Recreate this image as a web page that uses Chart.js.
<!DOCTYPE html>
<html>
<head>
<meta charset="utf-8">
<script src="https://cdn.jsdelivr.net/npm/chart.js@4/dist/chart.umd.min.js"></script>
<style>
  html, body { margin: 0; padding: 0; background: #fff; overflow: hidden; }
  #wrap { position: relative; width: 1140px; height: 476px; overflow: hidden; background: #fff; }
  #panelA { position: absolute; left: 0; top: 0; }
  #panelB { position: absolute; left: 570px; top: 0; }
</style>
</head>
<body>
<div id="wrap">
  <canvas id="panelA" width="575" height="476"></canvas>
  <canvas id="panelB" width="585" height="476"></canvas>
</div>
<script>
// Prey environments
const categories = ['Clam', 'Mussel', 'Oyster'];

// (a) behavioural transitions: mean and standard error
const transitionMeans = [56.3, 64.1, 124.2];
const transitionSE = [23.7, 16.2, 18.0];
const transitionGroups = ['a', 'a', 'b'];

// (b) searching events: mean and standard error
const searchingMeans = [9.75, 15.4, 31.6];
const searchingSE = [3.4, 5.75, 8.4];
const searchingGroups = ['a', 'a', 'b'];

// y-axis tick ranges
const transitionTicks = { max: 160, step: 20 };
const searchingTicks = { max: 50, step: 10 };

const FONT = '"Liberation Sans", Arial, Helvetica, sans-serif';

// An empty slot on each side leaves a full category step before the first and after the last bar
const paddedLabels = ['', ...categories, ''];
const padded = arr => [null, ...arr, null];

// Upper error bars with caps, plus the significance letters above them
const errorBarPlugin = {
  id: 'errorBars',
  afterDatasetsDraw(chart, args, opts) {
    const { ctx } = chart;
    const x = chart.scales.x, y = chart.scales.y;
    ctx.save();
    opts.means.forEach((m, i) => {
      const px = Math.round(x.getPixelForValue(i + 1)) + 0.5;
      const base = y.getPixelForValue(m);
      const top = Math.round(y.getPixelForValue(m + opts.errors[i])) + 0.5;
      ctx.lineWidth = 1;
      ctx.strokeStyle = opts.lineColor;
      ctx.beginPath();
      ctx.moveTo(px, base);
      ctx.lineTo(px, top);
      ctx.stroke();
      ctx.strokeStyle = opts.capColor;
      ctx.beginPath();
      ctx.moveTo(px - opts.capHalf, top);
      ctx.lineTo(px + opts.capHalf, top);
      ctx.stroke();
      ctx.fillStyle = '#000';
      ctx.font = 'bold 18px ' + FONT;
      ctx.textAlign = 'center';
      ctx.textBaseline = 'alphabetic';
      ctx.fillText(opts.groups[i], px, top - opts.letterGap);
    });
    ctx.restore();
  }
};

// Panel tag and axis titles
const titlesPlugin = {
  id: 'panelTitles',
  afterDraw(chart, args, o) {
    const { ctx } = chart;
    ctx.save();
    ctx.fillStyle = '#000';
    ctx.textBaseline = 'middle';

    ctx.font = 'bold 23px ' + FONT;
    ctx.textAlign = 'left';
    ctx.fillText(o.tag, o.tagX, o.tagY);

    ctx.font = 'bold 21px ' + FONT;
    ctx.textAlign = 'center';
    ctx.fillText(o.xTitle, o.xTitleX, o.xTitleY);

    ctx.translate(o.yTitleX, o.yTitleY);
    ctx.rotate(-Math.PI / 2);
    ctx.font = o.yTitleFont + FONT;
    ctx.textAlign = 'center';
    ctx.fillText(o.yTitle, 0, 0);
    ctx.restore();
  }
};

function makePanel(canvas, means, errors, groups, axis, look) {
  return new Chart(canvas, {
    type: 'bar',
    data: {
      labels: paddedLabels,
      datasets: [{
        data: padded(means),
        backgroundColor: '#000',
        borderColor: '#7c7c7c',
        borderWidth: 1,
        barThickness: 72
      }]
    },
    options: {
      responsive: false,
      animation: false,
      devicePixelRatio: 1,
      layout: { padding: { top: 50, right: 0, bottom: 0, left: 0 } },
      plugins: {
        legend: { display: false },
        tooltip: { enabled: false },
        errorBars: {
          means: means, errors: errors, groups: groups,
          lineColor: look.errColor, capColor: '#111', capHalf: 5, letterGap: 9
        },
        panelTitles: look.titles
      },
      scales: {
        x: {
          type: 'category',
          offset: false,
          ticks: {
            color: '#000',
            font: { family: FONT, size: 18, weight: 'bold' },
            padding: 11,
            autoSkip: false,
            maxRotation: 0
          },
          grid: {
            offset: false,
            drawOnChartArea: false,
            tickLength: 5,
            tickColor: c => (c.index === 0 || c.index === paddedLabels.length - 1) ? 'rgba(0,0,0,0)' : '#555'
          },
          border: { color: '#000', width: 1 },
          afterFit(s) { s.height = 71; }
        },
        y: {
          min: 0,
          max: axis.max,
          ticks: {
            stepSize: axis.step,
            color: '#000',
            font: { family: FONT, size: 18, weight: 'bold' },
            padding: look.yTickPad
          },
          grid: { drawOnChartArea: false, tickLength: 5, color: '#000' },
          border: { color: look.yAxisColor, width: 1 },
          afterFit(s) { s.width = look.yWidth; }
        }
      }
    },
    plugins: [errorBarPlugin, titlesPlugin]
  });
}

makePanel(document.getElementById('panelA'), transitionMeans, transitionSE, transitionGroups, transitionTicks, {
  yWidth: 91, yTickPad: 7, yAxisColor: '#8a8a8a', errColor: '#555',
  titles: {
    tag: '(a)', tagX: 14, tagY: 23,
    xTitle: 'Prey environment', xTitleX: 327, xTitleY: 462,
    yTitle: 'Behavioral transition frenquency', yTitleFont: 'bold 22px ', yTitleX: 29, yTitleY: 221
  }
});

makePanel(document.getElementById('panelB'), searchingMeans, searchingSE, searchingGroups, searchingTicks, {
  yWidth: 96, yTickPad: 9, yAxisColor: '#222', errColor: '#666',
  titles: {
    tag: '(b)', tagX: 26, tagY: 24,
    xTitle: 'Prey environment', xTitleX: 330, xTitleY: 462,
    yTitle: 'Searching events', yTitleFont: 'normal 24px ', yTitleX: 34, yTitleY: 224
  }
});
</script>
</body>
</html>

* * * * *

To do:
Recopy all the lines exactly as they appear.

Task answer:
Recreate this image as a web page that uses Chart.js.
<!DOCTYPE html>
<html>
<head>
<meta charset="utf-8">
<script src="https://cdn.jsdelivr.net/npm/chart.js@4/dist/chart.umd.min.js"></script>
<style>
  html, body { margin: 0; padding: 0; background: #fff; overflow: hidden; }
  #wrap { position: relative; width: 1140px; height: 476px; overflow: hidden; background: #fff; }
  #panelA { position: absolute; left: 0; top: 0; }
  #panelB { position: absolute; left: 570px; top: 0; }
</style>
</head>
<body>
<div id="wrap">
  <canvas id="panelA" width="575" height="476"></canvas>
  <canvas id="panelB" width="585" height="476"></canvas>
</div>
<script>
// Prey environments
const categories = ['Clam', 'Mussel', 'Oyster'];

// (a) behavioural transitions: mean and standard error
const transitionMeans = [56.3, 64.1, 124.2];
const transitionSE = [23.7, 16.2, 18.0];
const transitionGroups = ['a', 'a', 'b'];

// (b) searching events: mean and standard error
const searchingMeans = [9.75, 15.4, 31.6];
const searchingSE = [3.4, 5.75, 8.4];
const searchingGroups = ['a', 'a', 'b'];

// y-axis tick ranges
const transitionTicks = { max: 160, step: 20 };
const searchingTicks = { max: 50, step: 10 };

const FONT = '"Liberation Sans", Arial, Helvetica, sans-serif';

// An empty slot on each side leaves a full category step before the first and after the last bar
const paddedLabels = ['', ...categories, ''];
const padded = arr => [null, ...arr, null];

// Upper error bars with caps, plus the significance letters above them
const errorBarPlugin = {
  id: 'errorBars',
  afterDatasetsDraw(chart, args, opts) {
    const { ctx } = chart;
    const x = chart.scales.x, y = chart.scales.y;
    ctx.save();
    opts.means.forEach((m, i) => {
      const px = Math.round(x.getPixelForValue(i + 1)) + 0.5;
      const base = y.getPixelForValue(m);
      const top = Math.round(y.getPixelForValue(m + opts.errors[i])) + 0.5;
      ctx.lineWidth = 1;
      ctx.strokeStyle = opts.lineColor;
      ctx.beginPath();
      ctx.moveTo(px, base);
      ctx.lineTo(px, top);
      ctx.stroke();
      ctx.strokeStyle = opts.capColor;
      ctx.beginPath();
      ctx.moveTo(px - opts.capHalf, top);
      ctx.lineTo(px + opts.capHalf, top);
      ctx.stroke();
      ctx.fillStyle = '#000';
      ctx.font = 'bold 18px ' + FONT;
      ctx.textAlign = 'center';
      ctx.textBaseline = 'alphabetic';
      ctx.fillText(opts.groups[i], px, top - opts.letterGap);
    });
    ctx.restore();
  }
};

// Panel tag and axis titles
const titlesPlugin = {
  id: 'panelTitles',
  afterDraw(chart, args, o) {
    const { ctx } = chart;
    ctx.save();
    ctx.fillStyle = '#000';
    ctx.textBaseline = 'middle';

    ctx.font = 'bold 23px ' + FONT;
    ctx.textAlign = 'left';
    ctx.fillText(o.tag, o.tagX, o.tagY);

    ctx.font = 'bold 21px ' + FONT;
    ctx.textAlign = 'center';
    ctx.fillText(o.xTitle, o.xTitleX, o.xTitleY);

    ctx.translate(o.yTitleX, o.yTitleY);
    ctx.rotate(-Math.PI / 2);
    ctx.font = o.yTitleFont + FONT;
    ctx.textAlign = 'center';
    ctx.fillText(o.yTitle, 0, 0);
    ctx.restore();
  }
};

function makePanel(canvas, means, errors, groups, axis, look) {
  return new Chart(canvas, {
    type: 'bar',
    data: {
      labels: paddedLabels,
      datasets: [{
        data: padded(means),
        backgroundColor: '#000',
        borderColor: '#7c7c7c',
        borderWidth: 1,
        barThickness: 72
      }]
    },
    options: {
      responsive: false,
      animation: false,
      devicePixelRatio: 1,
      layout: { padding: { top: 50, right: 0, bottom: 0, left: 0 } },
      plugins: {
        legend: { display: false },
        tooltip: { enabled: false },
        errorBars: {
          means: means, errors: errors, groups: groups,
          lineColor: look.errColor, capColor: '#111', capHalf: 5, letterGap: 9
        },
        panelTitles: look.titles
      },
      scales: {
        x: {
          type: 'category',
          offset: false,
          ticks: {
            color: '#000',
            font: { family: FONT, size: 18, weight: 'bold' },
            padding: 11,
            autoSkip: false,
            maxRotation: 0
          },
          grid: {
            offset: false,
            drawOnChartArea: false,
            tickLength: 5,
            tickColor: c => (c.index === 0 || c.index === paddedLabels.length - 1) ? 'rgba(0,0,0,0)' : '#555'
          },
          border: { color: '#000', width: 1 },
          afterFit(s) { s.height = 71; }
        },
        y: {
          min: 0,
          max: axis.max,
          ticks: {
            stepSize: axis.step,
            color: '#000',
            font: { family: FONT, size: 18, weight: 'bold' },
            padding: look.yTickPad
          },
          grid: { drawOnChartArea: false, tickLength: 5, color: '#000' },
          border: { color: look.yAxisColor, width: 1 },
          afterFit(s) { s.width = look.yWidth; }
        }
      }
    },
    plugins: [errorBarPlugin, titlesPlugin]
  });
}

makePanel(document.getElementById('panelA'), transitionMeans, transitionSE, transitionGroups, transitionTicks, {
  yWidth: 91, yTickPad: 7, yAxisColor: '#8a8a8a', errColor: '#555',
  titles: {
    tag: '(a)', tagX: 14, tagY: 23,
    xTitle: 'Prey environment', xTitleX: 327, xTitleY: 462,
    yTitle: 'Behavioral transition frenquency', yTitleFont: 'bold 22px ', yTitleX: 29, yTitleY: 221
  }
});

makePanel(document.getElementById('panelB'), searchingMeans, searchingSE, searchingGroups, searchingTicks, {
  yWidth: 96, yTickPad: 9, yAxisColor: '#222', errColor: '#666',
  titles: {
    tag: '(b)', tagX: 26, tagY: 24,
    xTitle: 'Prey environment', xTitleX: 330, xTitleY: 462,
    yTitle: 'Searching events', yTitleFont: 'normal 24px ', yTitleX: 34, yTitleY: 224
  }
});
</script>
</body>
</html>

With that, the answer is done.